Video: The box on the floor contains the same kibble I am using in our interaction. He is free to eat from it anytime. We live adjacent to the park, so the window is a constant source of EO competition.

Reinforcement delivery: the how matters as much as the what and when

When we talk about learning, we talk about a measurable behavioural change, in other words some observable difference in an organism’s movement in response to certain antecedent stimuli. Learning occurs all the time a learner is awake, of course, and the environment is always teaching, in a way. I like to think about teaching as the intentional arrangement and manipulation of antecedent and consequent stimuli to evoke that measurable change and gain stimulus control over the target behaviour. Stimulus control doesn’t always involve a person giving a verbal instruction. For behaviour which we wish to become free of a verbal request (e.g., when we are building self-help independent skills in human learners), the controlling stimulus needs to be in the environment. For Darwin, it’s going to the mat in the kitchen when I am cooking without being asked to do so. Thus, anything can become a discriminative stimulus for a specific operant given sufficient reinforcement history: a noise, a thing seen, a location, a word heard. Teaching involves the active manipulation of the contingency so that the target behaviour is evoked by the chosen antecedent stimuli: going to the mat contingent on me standing in the kitchen, getting dressed in the morning upon seeing clothes laid on the chair.

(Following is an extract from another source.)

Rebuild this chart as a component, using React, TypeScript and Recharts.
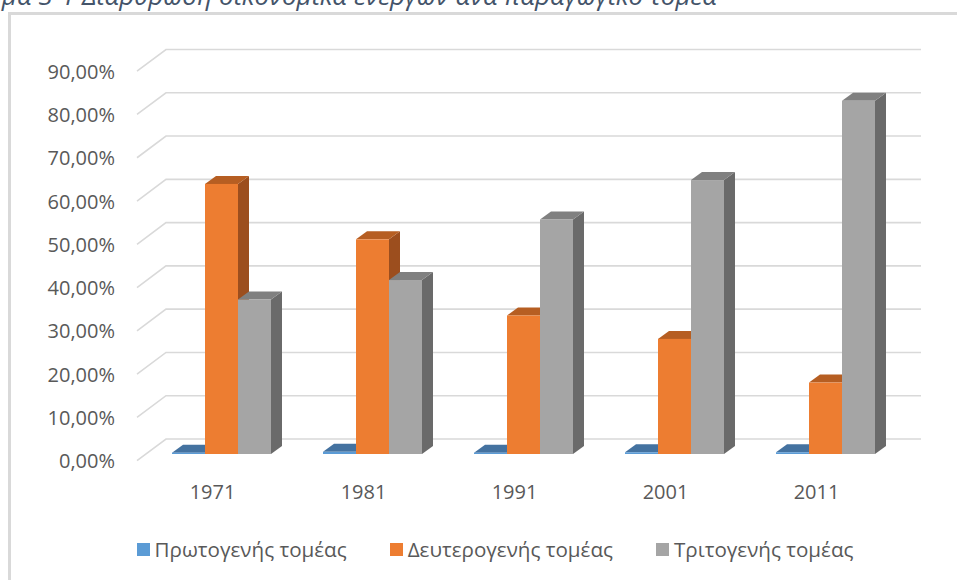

When establishing novel behaviour, we have two main concerns. The first relates to procedures to establish the topography itself (what the specific movement should look like, what the learner does). The second relates to the establishment of stimulus control: bringing the emission of that target movement contingent on a specific antecedent. Stimuli are fluctuating in the environment at all times. For a specific stimulus to acquire discriminative properties, it must predict the occurrence of reinforcement. Thus, reinforcement produces two outcomes: not only does it increase the probability that under similar conditions the target behaviour will occur, but it also strengthens the relationship between the antecedent stimulus and the behaviour it evokes. In other words, it establishes what is just a change in the environment (a stimulus) into a discriminative one. Of course, a MO must be present for the learning unit to commence.

HOW stimulus control is achieved is, I would argue, as important as whether it is achieved. As much as possible, I like to avoid a negative and automatic reinforcement contingency, where my learner does what he is asked because that is the quickest way to escape the interaction and to be able to return to self-reinforcing behaviours that do not require the presence of the teacher. In other words, as much as it is possible, I would like the experience of the teaching contingency, for both individuals, to also be reinforcing. I would like the reinforcer to be not just the delivery of the tangible item, but to be part of that reinforcing event. When this happens in the human intervention world, it is magic! The learner is not just content with being given the toy and walk away to play on his own, but actively seeks your engagement because your presence enhances the reinforcing value of playing with the toy. I can go to a 3-star Michelin restaurant on my own and the food will taste great. I can also go to a 3-star Michelin restaurant with a close friend. The food will likely taste just as good, but the whole event is likely to be much more enjoyable. That’s what I would like to achieve with Darwin -- not just to be the waitress delivering the food, but to be the agent that enhances the reinforcing experience of eating the food.

Video: We are at the park and for the first time, he is taking food and engaging in our usual pattern games instead of checking for other dogs to play with and smells. The line is on the ground, but am not actually holding it.